▶ DATASET EXTRACT:
-- Start --

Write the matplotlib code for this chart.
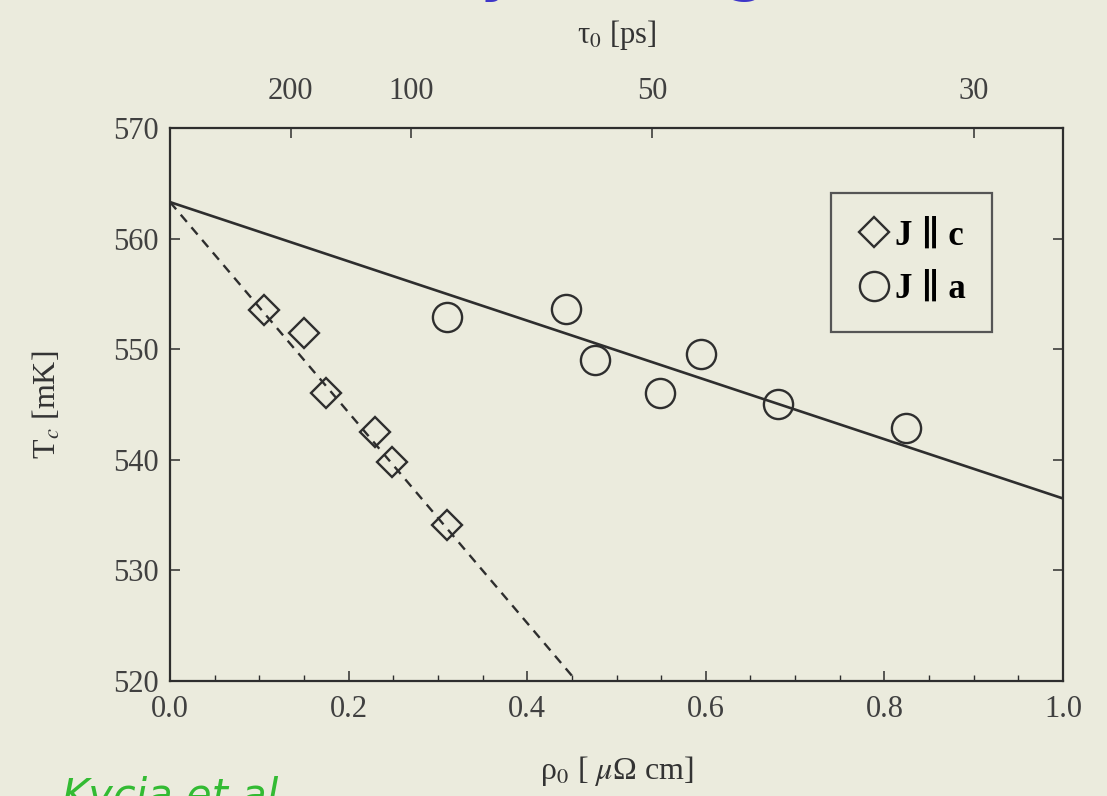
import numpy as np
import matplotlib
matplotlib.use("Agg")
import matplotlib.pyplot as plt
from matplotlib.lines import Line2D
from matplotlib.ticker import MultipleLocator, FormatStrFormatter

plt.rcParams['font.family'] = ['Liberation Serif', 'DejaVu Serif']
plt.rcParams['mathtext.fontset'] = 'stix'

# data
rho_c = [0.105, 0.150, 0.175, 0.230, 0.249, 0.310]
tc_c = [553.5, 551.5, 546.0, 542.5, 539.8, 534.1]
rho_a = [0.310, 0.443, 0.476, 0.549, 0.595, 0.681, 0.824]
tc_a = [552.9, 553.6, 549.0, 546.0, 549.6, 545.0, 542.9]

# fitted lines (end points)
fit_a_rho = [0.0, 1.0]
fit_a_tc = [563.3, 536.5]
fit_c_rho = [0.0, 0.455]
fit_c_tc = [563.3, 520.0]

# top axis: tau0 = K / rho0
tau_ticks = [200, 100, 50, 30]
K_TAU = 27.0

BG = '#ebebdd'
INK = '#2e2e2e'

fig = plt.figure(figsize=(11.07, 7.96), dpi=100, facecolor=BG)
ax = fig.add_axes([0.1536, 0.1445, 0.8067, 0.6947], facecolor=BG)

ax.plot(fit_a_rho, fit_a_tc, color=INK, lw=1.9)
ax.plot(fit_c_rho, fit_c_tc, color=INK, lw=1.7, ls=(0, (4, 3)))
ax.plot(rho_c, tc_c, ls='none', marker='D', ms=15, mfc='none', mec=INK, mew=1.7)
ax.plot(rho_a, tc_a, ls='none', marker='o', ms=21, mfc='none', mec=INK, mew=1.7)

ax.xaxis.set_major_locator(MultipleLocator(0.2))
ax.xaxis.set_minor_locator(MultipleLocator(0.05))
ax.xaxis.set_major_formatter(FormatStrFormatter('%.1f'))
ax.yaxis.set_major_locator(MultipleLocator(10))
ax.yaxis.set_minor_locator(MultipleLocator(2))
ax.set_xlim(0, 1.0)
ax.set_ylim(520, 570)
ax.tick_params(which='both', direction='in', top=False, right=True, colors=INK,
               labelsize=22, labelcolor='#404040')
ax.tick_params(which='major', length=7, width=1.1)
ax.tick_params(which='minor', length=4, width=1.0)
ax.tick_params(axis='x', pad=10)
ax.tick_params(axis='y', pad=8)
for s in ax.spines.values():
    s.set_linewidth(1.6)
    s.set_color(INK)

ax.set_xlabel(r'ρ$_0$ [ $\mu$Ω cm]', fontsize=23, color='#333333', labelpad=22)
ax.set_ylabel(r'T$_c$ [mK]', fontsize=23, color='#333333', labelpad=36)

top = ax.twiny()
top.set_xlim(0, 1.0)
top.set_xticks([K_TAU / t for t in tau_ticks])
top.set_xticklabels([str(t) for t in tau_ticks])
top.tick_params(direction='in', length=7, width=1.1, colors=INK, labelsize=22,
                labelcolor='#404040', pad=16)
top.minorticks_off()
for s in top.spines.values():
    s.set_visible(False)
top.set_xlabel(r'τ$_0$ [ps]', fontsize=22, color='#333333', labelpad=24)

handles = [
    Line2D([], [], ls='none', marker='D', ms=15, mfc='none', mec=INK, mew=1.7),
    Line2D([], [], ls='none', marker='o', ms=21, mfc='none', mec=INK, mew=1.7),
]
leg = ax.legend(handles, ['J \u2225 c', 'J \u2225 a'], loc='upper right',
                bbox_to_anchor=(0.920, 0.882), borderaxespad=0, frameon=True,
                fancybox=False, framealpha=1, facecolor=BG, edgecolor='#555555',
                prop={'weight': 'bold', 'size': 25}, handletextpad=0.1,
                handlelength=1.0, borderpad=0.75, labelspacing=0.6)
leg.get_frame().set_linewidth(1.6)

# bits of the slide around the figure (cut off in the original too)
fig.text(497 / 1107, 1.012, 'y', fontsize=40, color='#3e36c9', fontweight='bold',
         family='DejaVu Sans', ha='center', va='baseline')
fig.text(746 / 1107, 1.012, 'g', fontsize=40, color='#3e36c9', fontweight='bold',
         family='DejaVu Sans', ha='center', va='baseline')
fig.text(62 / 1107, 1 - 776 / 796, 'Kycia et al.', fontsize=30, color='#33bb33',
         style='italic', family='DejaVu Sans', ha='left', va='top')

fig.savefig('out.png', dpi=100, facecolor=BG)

-- End --

▶ GOAL:
Restate the data above word for word. Skip every picture.

▶ OUTPUT OF THE TASK:
Write the matplotlib code for this chart.
import numpy as np
import matplotlib
matplotlib.use("Agg")
import matplotlib.pyplot as plt
from matplotlib.lines import Line2D
from matplotlib.ticker import MultipleLocator, FormatStrFormatter

plt.rcParams['font.family'] = ['Liberation Serif', 'DejaVu Serif']
plt.rcParams['mathtext.fontset'] = 'stix'

# data
rho_c = [0.105, 0.150, 0.175, 0.230, 0.249, 0.310]
tc_c = [553.5, 551.5, 546.0, 542.5, 539.8, 534.1]
rho_a = [0.310, 0.443, 0.476, 0.549, 0.595, 0.681, 0.824]
tc_a = [552.9, 553.6, 549.0, 546.0, 549.6, 545.0, 542.9]

# fitted lines (end points)
fit_a_rho = [0.0, 1.0]
fit_a_tc = [563.3, 536.5]
fit_c_rho = [0.0, 0.455]
fit_c_tc = [563.3, 520.0]

# top axis: tau0 = K / rho0
tau_ticks = [200, 100, 50, 30]
K_TAU = 27.0

BG = '#ebebdd'
INK = '#2e2e2e'

fig = plt.figure(figsize=(11.07, 7.96), dpi=100, facecolor=BG)
ax = fig.add_axes([0.1536, 0.1445, 0.8067, 0.6947], facecolor=BG)

ax.plot(fit_a_rho, fit_a_tc, color=INK, lw=1.9)
ax.plot(fit_c_rho, fit_c_tc, color=INK, lw=1.7, ls=(0, (4, 3)))
ax.plot(rho_c, tc_c, ls='none', marker='D', ms=15, mfc='none', mec=INK, mew=1.7)
ax.plot(rho_a, tc_a, ls='none', marker='o', ms=21, mfc='none', mec=INK, mew=1.7)

ax.xaxis.set_major_locator(MultipleLocator(0.2))
ax.xaxis.set_minor_locator(MultipleLocator(0.05))
ax.xaxis.set_major_formatter(FormatStrFormatter('%.1f'))
ax.yaxis.set_major_locator(MultipleLocator(10))
ax.yaxis.set_minor_locator(MultipleLocator(2))
ax.set_xlim(0, 1.0)
ax.set_ylim(520, 570)
ax.tick_params(which='both', direction='in', top=False, right=True, colors=INK,
               labelsize=22, labelcolor='#404040')
ax.tick_params(which='major', length=7, width=1.1)
ax.tick_params(which='minor', length=4, width=1.0)
ax.tick_params(axis='x', pad=10)
ax.tick_params(axis='y', pad=8)
for s in ax.spines.values():
    s.set_linewidth(1.6)
    s.set_color(INK)

ax.set_xlabel(r'ρ$_0$ [ $\mu$Ω cm]', fontsize=23, color='#333333', labelpad=22)
ax.set_ylabel(r'T$_c$ [mK]', fontsize=23, color='#333333', labelpad=36)

top = ax.twiny()
top.set_xlim(0, 1.0)
top.set_xticks([K_TAU / t for t in tau_ticks])
top.set_xticklabels([str(t) for t in tau_ticks])
top.tick_params(direction='in', length=7, width=1.1, colors=INK, labelsize=22,
                labelcolor='#404040', pad=16)
top.minorticks_off()
for s in top.spines.values():
    s.set_visible(False)
top.set_xlabel(r'τ$_0$ [ps]', fontsize=22, color='#333333', labelpad=24)

handles = [
    Line2D([], [], ls='none', marker='D', ms=15, mfc='none', mec=INK, mew=1.7),
    Line2D([], [], ls='none', marker='o', ms=21, mfc='none', mec=INK, mew=1.7),
]
leg = ax.legend(handles, ['J \u2225 c', 'J \u2225 a'], loc='upper right',
                bbox_to_anchor=(0.920, 0.882), borderaxespad=0, frameon=True,
                fancybox=False, framealpha=1, facecolor=BG, edgecolor='#555555',
                prop={'weight': 'bold', 'size': 25}, handletextpad=0.1,
                handlelength=1.0, borderpad=0.75, labelspacing=0.6)
leg.get_frame().set_linewidth(1.6)

# bits of the slide around the figure (cut off in the original too)
fig.text(497 / 1107, 1.012, 'y', fontsize=40, color='#3e36c9', fontweight='bold',
         family='DejaVu Sans', ha='center', va='baseline')
fig.text(746 / 1107, 1.012, 'g', fontsize=40, color='#3e36c9', fontweight='bold',
         family='DejaVu Sans', ha='center', va='baseline')
fig.text(62 / 1107, 1 - 776 / 796, 'Kycia et al.', fontsize=30, color='#33bb33',
         style='italic', family='DejaVu Sans', ha='left', va='top')

fig.savefig('out.png', dpi=100, facecolor=BG)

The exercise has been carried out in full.